Friston Forest


Game and gallant though old stick Caracciola was in making all to land the mile-and-six-furlong listed race at York on Saturday, it was the runner-up Friston Forest who was the one to take out of the race for me. Dale Gibson on Caracciola set a fairly sedate pace, one to suit himself in front and, in fairness, Ted Durcan on Friston Forest adopted the box seat in second place, just outside the leader. The up-in-grade Buddhist Monk mounted a challenge of sorts early in the home straight but, fully from three furlongs out it had developed into a match between the pair who had dominated from early. All the while it looked as if Friston Forest was going to get past Caracciola, but the Nicky Henderson horse continued to stick his 12-year-old neck out and find more. The Godolphin horse may have gone a head up about a furlong and a half out, but the old stager, with the rail to help him, battled back and surged ahead inside the final 50 yards to just get home, ears pricked.

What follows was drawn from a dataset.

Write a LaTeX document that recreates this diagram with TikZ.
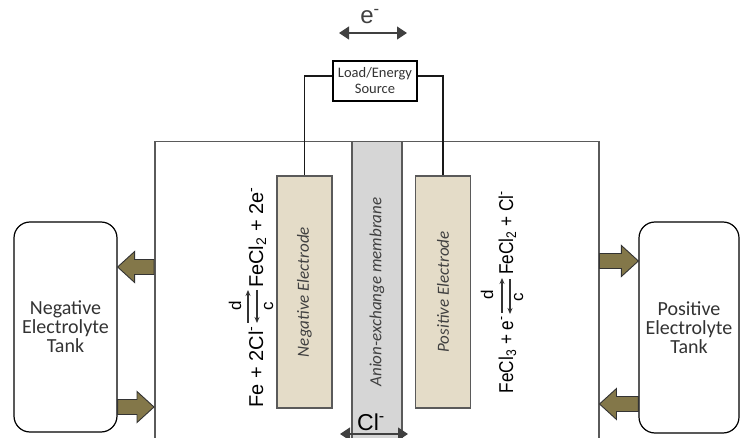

The general feeling before the race was that Friston Forest would come on a little bit for the run. A decent middle distance horse for Andre Fabre in 2007, he contested stayers' races last season, finishing third in a listed race at Maisons-Laffitte in June and rounding off the year by winning another listed race over two miles on soft ground at Chantilly in October. Transferred to Godolphin, he raced just once in the desert in the spring, when he put in a noteworthy performance, battling on really well to get the better of his better-fancied stable companion, Veracity, Dettori's choice, in a mile-and-three-quarter handicap in February. His run at York on Saturday was his first run since and, if he comes on by as much as he should, based on pre-race paddock reports, he could make up into a really decent stayer this term. He is by Barathea, which wouldn't immediately scream stamina, but his dam's sire is Bustino, and she stayed a mile and a half well. Although he is entered in the Ascot Gold Cup, Veracity looks like the Godolphin number one for that race at present, and it is impossible to know how Friston Forest would fare over that extreme distance anyway. The Irish Field St Leger, over a mile and six, might be a more reasonable target at this stage.